29 de agosto de 2015 | N° 18278
DAVID COIMBRA
Cuidado com os Ubers
Sou usuário do Uber, aqui em Boston. Hesitei ao fazer essa confissão. Temo que, ao chegar ao Brasil, seja espancado por taxistas em fúria. Justo eu, tão amigo dos taxistas.
Duvida? Pergunte ao Mauro, do Taxitramas. Ao Jeferson, do aeroporto. Ao Luiz Carlos, da Azenha.
Já escrevi muito sobre taxistas. Até os 40 anos, só andava de táxi. Não tinha carro. Lembro de uma vez em que entrei num táxi no ponto da Botafogo e senti um cheiro estranho. Fiquei farejando o ar. Era um odor poderoso. Denso. Que se sentia na boca e provocava certa náusea.
– O que há com teu carro? – perguntei ao motorista.
– Não é o carro – ele respondeu. – Sou eu – e abriu a boca e mostrou a língua vermelha, onde duas elipses brancas dançavam em bolhas de saliva. – Mastigo alho todos os dias – ajuntou, com orgulho, e explicou: – Pra evitar gripe.
Ao fim da angustiante corrida, tive de ser sincero: – Não leva a mal, mas é melhor ficar gripado.
Outro taxista que conheci, bom sujeito, certo dia, ao me acomodar no banco do carona de seu carro, a primeira coisa que ele disse, antes mesmo de me cumprimentar ou de perguntar para onde queria ir, foi: – Minha mulher me traiu.
Aquela informação desferida assim de inopino, feroz e veloz feito um tapa, me deixou perplexo. O que dizer para um homem que lhe atira um peso desses no colo? Durante todo o trajeto, ele descreveu os pormenores do caso. Tratava-se de um clássico: ele a flagrou se refocilando na cama com um amigo.

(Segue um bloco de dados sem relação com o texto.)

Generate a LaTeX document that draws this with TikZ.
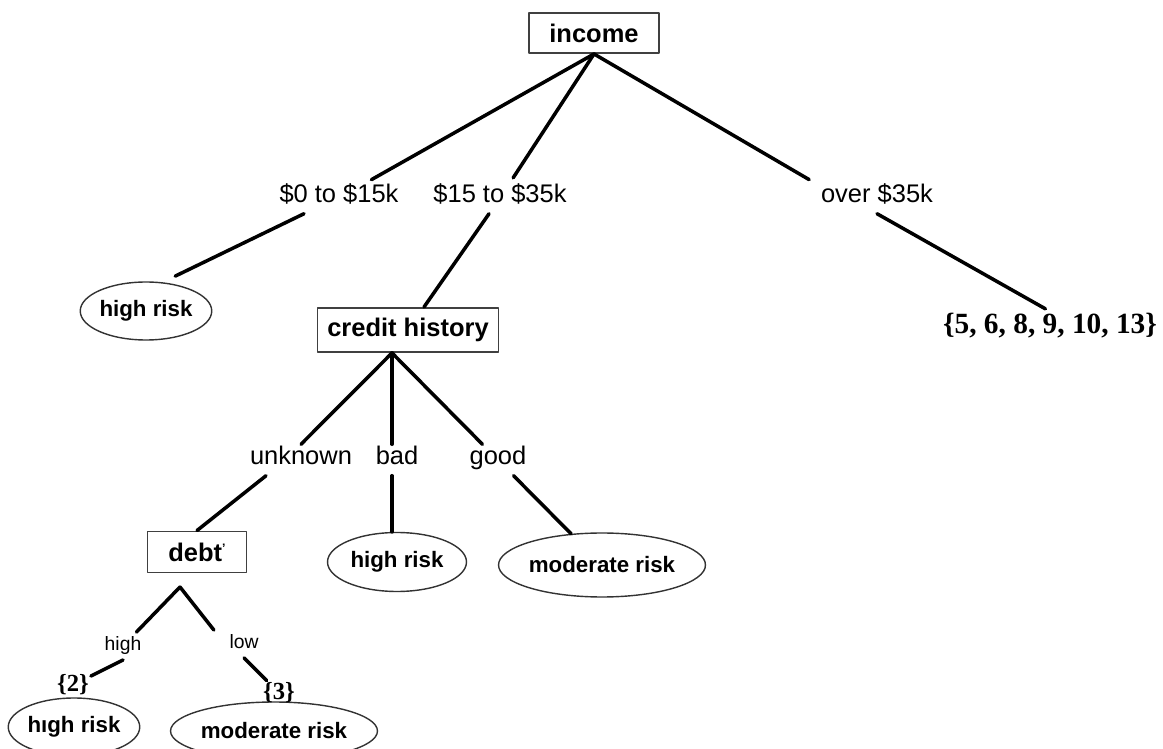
\documentclass[tikz,border=0pt]{standalone}
\usepackage{fontspec}
\setmainfont{Liberation Sans}
\newfontfamily\serifbold{Liberation Serif}
\usetikzlibrary{shapes.geometric}

\begin{document}
\begin{tikzpicture}[x=0.02cm,y=-0.02cm,line join=round,line cap=round,
  attr/.style={draw=black!75,line width=1.1pt,inner sep=0pt,font=\fontsize{14.5}{16}\selectfont\bfseries},
  leaf/.style={ellipse,draw=black!80,line width=0.8pt,inner sep=0pt,font=\fontsize{12.7}{15}\selectfont\bfseries},
  val/.style={inner sep=4pt,text height=0.75em,text depth=0.2em,font=\fontsize{14.5}{16}\selectfont},
  subval/.style={val,inner sep=3pt,font=\fontsize{11}{13}\selectfont},
  cases/.style={inner sep=1pt,font=\serifbold\bfseries\fontsize{#1}{#1}\selectfont},
  cases/.default=16.7,
  edge/.style={line width=2pt}]
\useasboundingbox (0,0) rectangle (1163,749);

% tests
\node[attr,minimum width=2.6cm,minimum height=0.8cm] (income) at (594,33) {income};
\node[attr,minimum width=3.62cm,minimum height=0.88cm] (credit) at (408,330) {credit history};
\node[attr,minimum width=1.98cm,minimum height=0.82cm] (debt) at (197,552) {debt\raisebox{0.35em}{\scriptsize'}};

% branch values
\node[val] (l1) at (339,198) {\$0 to \$15k};
\node[val] (l2) at (500,198) {\$15 to \$35k};
\node[val] (l3) at (877,198) {over \$35k};
\node[val] (l4) at (301,460) {unknown};
\node[val] (l5) at (397,460) {bad};
\node[val] (l6) at (498,460) {good};
\node[subval] (l7) at (123,646) {high};
\node[subval] (l8) at (244,644) {low};

% leaves
\node[leaf,minimum width=2.46cm,minimum height=1.16cm] (hr1) at (146,311) {high risk};
\node[leaf,minimum width=2.78cm,minimum height=1.18cm] (hr2) at (397,562) {high risk};
\node[leaf,minimum width=3.54cm,minimum height=1.28cm] (mr1) at (602,565) {moderate risk};
\node[leaf,minimum width=2.56cm,minimum height=1.16cm] (hr3) at (74,727) {h\i gh risk};
\node[leaf,minimum width=3.84cm,minimum height=1.16cm] (mr2) at (274,731) {moderate risk};
\node[cases] (s1) at (1050,326) {\{5, 6, 8, 9, 10, 13\}};
\node[cases=14] (s2) at (73,685) {\{2\}};
\node[cases=14] (s3) at (279,693) {\{3\}};

\coordinate (chfork) at ([xshift=-0.32cm]credit.south);
\coordinate (dfork) at (180,587);

\foreach \b in {l1, l2, l3.north west}
  \draw[edge,shorten >=3pt] (income.south) -- (\b);
\foreach \a/\b in {l2/credit, chfork/l4.north, chfork/l6, l6/mr1,
    l7.south/s2, l8.south/s3, dfork/l7}
  \draw[edge] (\a) -- (\b);
\draw[edge,shorten >=8pt] ([xshift=-0.7cm]l1.south) -- (hr1.60);
\draw[edge,shorten >=3pt] (l3.south) -- (s1.north);
\draw[edge] (chfork) -- (chfork |- l5.north);
\draw[edge] (chfork |- l5.south) -- (chfork |- hr2.north);
\draw[edge] ([xshift=-0.7cm]l4.south) -- (debt.north);
\draw[edge] (dfork) -- ([xshift=-0.2cm]l8.north west);
\end{tikzpicture}
\end{document}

De alguma forma, aquilo me comoveu: afinal, o taxista confiara em mim. Só que, no dia seguinte, um colega veio contar:
– Sabe que hoje entrei num táxi e o motorista saiu me dizendo que é corno?
Seria o meu corno? Era. Nos dias subsequentes, várias pessoas me relataram que elas também serviram como confessoras do taxista traído, o que me deixou um pouco decepcionado com minha capacidade de despertar confiança nas pessoas.
Mas essas são apenas histórias curiosas. O que importa é que sou amigo dos taxistas, e já fui salvo por alguns deles. É uma categoria que aprecio. Quando me valho do serviço do Uber, e o faço com frequência, não é por desgostar dos taxistas. É porque a corrida em geral é mais barata, porque os carros são melhores e, o que mais me interessa, quando chamo um motorista, ele chega antes que eu possa dizer Cucamonga.
Além do Uber, existe outro serviço semelhante por aqui, o Lyft. O nome da empresa é uma brincadeira com um dos termos em inglês para “carona”: lift. Sem ipsilone.
Essa história de economia compartilhada está se espraiando devido às facilidades da internet. Por exemplo: em algumas cidades americanas, cozinheiros amadores anunciam, por meio de sites, que vão preparar um jantar. Os candidatos a comensais conferem o horário, o preço e o cardápio. Se gostarem, se inscrevem. O jantar é servido na casa do cozinheiro. É o Uber dos restaurantes.
Nós, jornalistas, também temos nossos Ubers. Algumas lideranças da categoria lutam para que o diploma universitário seja obrigatório para o exercício da profissão. Perda de tempo. A sua faxineira, se quiser, faz agora mesmo um jornal na internet. Para isso, só precisa de um celular e de um laptop. Ou, pensando bem, só de um celular.
Não há como refrear o movimento natural das pessoas de ganhar a vida fazendo o que querem ou o que gostam de fazer. Teremos todos de nos adaptar. Os Ubers vêm aí.